===== Given material =====
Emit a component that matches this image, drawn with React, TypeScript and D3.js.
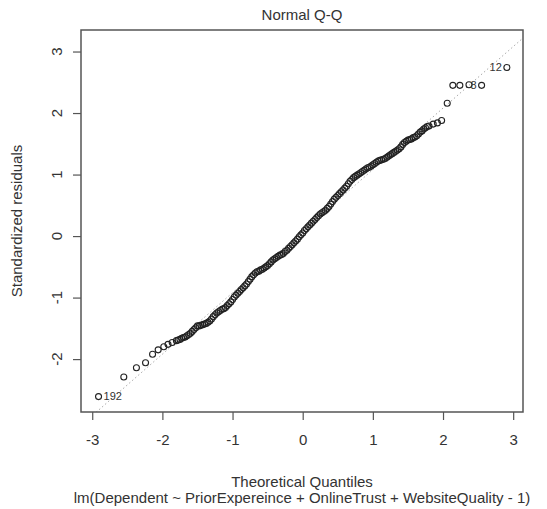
import { useEffect, useRef } from "react";
import * as d3 from "d3";

// theoretical quantiles (x) and standardized residuals (y)
const theoretical = [
  -2.91, -2.55, -2.37, -2.24, -2.14, -2.06, -1.98, -1.92, -1.86,
  -1.8, -1.775, -1.75, -1.725, -1.7, -1.675, -1.65, -1.625,
  -1.6, -1.575, -1.55, -1.525, -1.5, -1.475, -1.45, -1.425,
  -1.4, -1.375, -1.35, -1.325, -1.3, -1.275, -1.25, -1.225,
  -1.2, -1.175, -1.15, -1.125, -1.1, -1.075, -1.05, -1.025,
  -1.0, -0.975, -0.95, -0.925, -0.9, -0.875, -0.85, -0.825,
  -0.8, -0.775, -0.75, -0.725, -0.7, -0.675, -0.65, -0.625,
  -0.6, -0.575, -0.55, -0.525, -0.5, -0.475, -0.45, -0.425,
  -0.4, -0.375, -0.35, -0.325, -0.3, -0.275, -0.25, -0.225,
  -0.2, -0.175, -0.15, -0.125, -0.1, -0.075, -0.05, -0.025,
  0.0, 0.025, 0.05, 0.075, 0.1, 0.125, 0.15, 0.175,
  0.2, 0.225, 0.25, 0.275, 0.3, 0.325, 0.35, 0.375,
  0.4, 0.425, 0.45, 0.475, 0.5, 0.525, 0.55, 0.575,
  0.6, 0.625, 0.65, 0.675, 0.7, 0.725, 0.75, 0.775,
  0.8, 0.825, 0.85, 0.875, 0.9, 0.925, 0.95, 0.975,
  1.0, 1.025, 1.05, 1.075, 1.1, 1.125, 1.15, 1.175,
  1.2, 1.225, 1.25, 1.275, 1.3, 1.325, 1.35, 1.375,
  1.4, 1.425, 1.45, 1.475, 1.5, 1.525, 1.55, 1.575,
  1.6, 1.625, 1.65, 1.675, 1.7, 1.725, 1.75, 1.775,
  1.8,
  1.86, 1.92, 1.98, 2.06, 2.14, 2.24, 2.37, 2.55, 2.91,
];
const residuals = [
  -2.61, -2.29, -2.14, -2.06, -1.92, -1.85, -1.8, -1.76, -1.73,
  -1.7, -1.69, -1.68, -1.66, -1.65, -1.64, -1.62, -1.6,
  -1.58, -1.55, -1.52, -1.49, -1.46, -1.46, -1.45, -1.44,
  -1.43, -1.42, -1.4, -1.38, -1.35, -1.31, -1.28, -1.25,
  -1.23, -1.21, -1.19, -1.18, -1.16, -1.13, -1.1, -1.07,
  -1.03, -0.99, -0.96, -0.93, -0.9, -0.87, -0.84, -0.81,
  -0.78, -0.74, -0.7, -0.66, -0.63, -0.6, -0.58, -0.57,
  -0.55, -0.54, -0.52, -0.5, -0.48, -0.45, -0.42, -0.39,
  -0.37, -0.35, -0.33, -0.31, -0.3, -0.28, -0.25, -0.23,
  -0.2, -0.17, -0.14, -0.11, -0.08, -0.05, -0.01, 0.02,
  0.05, 0.09, 0.12, 0.15, 0.18, 0.21, 0.24, 0.27,
  0.3, 0.33, 0.36, 0.38, 0.4, 0.42, 0.45, 0.48,
  0.52, 0.56, 0.6, 0.63, 0.66, 0.69, 0.72, 0.75,
  0.78, 0.81, 0.85, 0.89, 0.92, 0.95, 0.97, 0.99,
  1.01, 1.03, 1.05, 1.07, 1.09, 1.11, 1.12, 1.14,
  1.16, 1.18, 1.2, 1.22, 1.23, 1.24, 1.25, 1.26,
  1.28, 1.3, 1.32, 1.34, 1.36, 1.38, 1.4, 1.42,
  1.45, 1.49, 1.52, 1.54, 1.56, 1.57, 1.58, 1.6,
  1.61, 1.63, 1.66, 1.69, 1.71, 1.74, 1.76, 1.78,
  1.79,
  1.82, 1.84, 1.88, 2.16, 2.45, 2.45, 2.46, 2.45, 2.74,
];
// labelled observations: index into the arrays above, and the label
const idIndex = [0, 161, 162];
const idText = ["192", "8", "12"];

const xTicks = [-3, -2, -1, 0, 1, 2, 3];
const yTicks = [-2, -1, 0, 1, 2, 3];

// dotted reference line
const lineIntercept = 0.08;
const lineSlope = 1.0;

const W = 547;
const H = 509;

const App = () => {
  const svgRef = useRef(null);

  useEffect(() => {
    const svg = d3.select(svgRef.current);
    svg.selectAll("*").remove();

    const box = { left: 81, right: 523, top: 30, bottom: 412 };
    const font = "'Liberation Sans', Arial, sans-serif";
    const fs = 15;
    const textCol = "#333";
    const axisCol = "#555";

    const x = d3.scaleLinear().domain([-3.16, 3.14]).range([box.left, box.right]);
    const y = d3.scaleLinear().domain([-2.86, 3.35]).range([box.bottom, box.top]);

    svg
      .append("defs")
      .append("clipPath")
      .attr("id", "plotclip")
      .append("rect")
      .attr("x", box.left)
      .attr("y", box.top)
      .attr("width", box.right - box.left)
      .attr("height", box.bottom - box.top);

    // reference line
    const [x0, x1] = x.domain();
    svg
      .append("line")
      .attr("clip-path", "url(#plotclip)")
      .attr("x1", x(x0))
      .attr("y1", y(lineIntercept + lineSlope * x0))
      .attr("x2", x(x1))
      .attr("y2", y(lineIntercept + lineSlope * x1))
      .attr("stroke", "#aaa")
      .attr("stroke-width", 1)
      .attr("stroke-dasharray", "1.5 2.5");

    // points
    svg
      .append("g")
      .selectAll("circle")
      .data(theoretical)
      .enter()
      .append("circle")
      .attr("cx", (d) => x(d))
      .attr("cy", (d, i) => y(residuals[i]))
      .attr("r", 3)
      .attr("fill", "none")
      .attr("stroke", "#222")
      .attr("stroke-width", 1.1);

    // id labels
    svg
      .append("g")
      .selectAll("text")
      .data(idIndex)
      .enter()
      .append("text")
      .attr("x", (d) => x(theoretical[d]) + (theoretical[d] < 0 ? 5 : -5))
      .attr("y", (d) => y(residuals[d]))
      .attr("dy", "0.35em")
      .attr("text-anchor", (d) => (theoretical[d] < 0 ? "start" : "end"))
      .attr("font-family", font)
      .attr("font-size", 11)
      .attr("fill", textCol)
      .text((d, i) => idText[i]);

    // box
    svg
      .append("rect")
      .attr("x", box.left)
      .attr("y", box.top)
      .attr("width", box.right - box.left)
      .attr("height", box.bottom - box.top)
      .attr("fill", "none")
      .attr("stroke", axisCol)
      .attr("stroke-width", 1.5);

    // x axis
    const xAxis = d3
      .axisBottom(x)
      .tickValues(xTicks)
      .tickSize(8)
      .tickPadding(14)
      .tickFormat((d) => String(d));
    const gx = svg
      .append("g")
      .attr("transform", `translate(0,${box.bottom})`)
      .call(xAxis);
    gx.select(".domain").remove();
    gx.selectAll(".tick line").attr("stroke", axisCol).attr("stroke-width", 1.2);
    gx.selectAll(".tick text")
      .attr("font-family", font)
      .attr("font-size", fs)
      .attr("fill", textCol);

    // y axis, R-style rotated labels
    const yAxis = d3.axisLeft(y).tickValues(yTicks).tickSize(8).tickFormat(() => "");
    const gy = svg
      .append("g")
      .attr("transform", `translate(${box.left},0)`)
      .call(yAxis);
    gy.select(".domain").remove();
    gy.selectAll(".tick line").attr("stroke", axisCol).attr("stroke-width", 1.2);
    svg
      .append("g")
      .selectAll("text")
      .data(yTicks)
      .enter()
      .append("text")
      .attr("transform", (d) => `translate(${box.left - 24},${y(d)}) rotate(-90)`)
      .attr("text-anchor", "middle")
      .attr("dy", "0.35em")
      .attr("font-family", font)
      .attr("font-size", fs)
      .attr("fill", textCol)
      .text((d) => d);

    // titles
    const cx = (box.left + box.right) / 2;
    const titles = [
      { text: "Normal Q-Q", y: 20 },
      { text: "Theoretical Quantiles", y: 487 },
      { text: "lm(Dependent ~ PriorExpereince + OnlineTrust + WebsiteQuality - 1)", y: 503 },
    ];
    svg
      .append("g")
      .selectAll("text")
      .data(titles)
      .enter()
      .append("text")
      .attr("x", cx)
      .attr("y", (d) => d.y)
      .attr("text-anchor", "middle")
      .attr("font-family", font)
      .attr("font-size", fs)
      .attr("fill", textCol)
      .text((d) => d.text);
    svg
      .append("text")
      .attr("transform", `translate(17,${(box.top + box.bottom) / 2}) rotate(-90)`)
      .attr("text-anchor", "middle")
      .attr("dy", "0.35em")
      .attr("font-family", font)
      .attr("font-size", fs)
      .attr("fill", textCol)
      .text("Standardized residuals");
  }, []);

  return (
    <div style={{ position: "absolute", left: 0, top: 0, width: W, height: H, background: "#fff" }}>
      <svg ref={svgRef} width={W} height={H}></svg>
    </div>
  );
};

export default App;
=====
• **Exercise**
From the first line above through the line containing "import * as", copy everything exactly, without the pictures.

• **Response to the exercise**
Emit a component that matches this image, drawn with React, TypeScript and D3.js.
import { useEffect, useRef } from "react";
import * as d3 from "d3";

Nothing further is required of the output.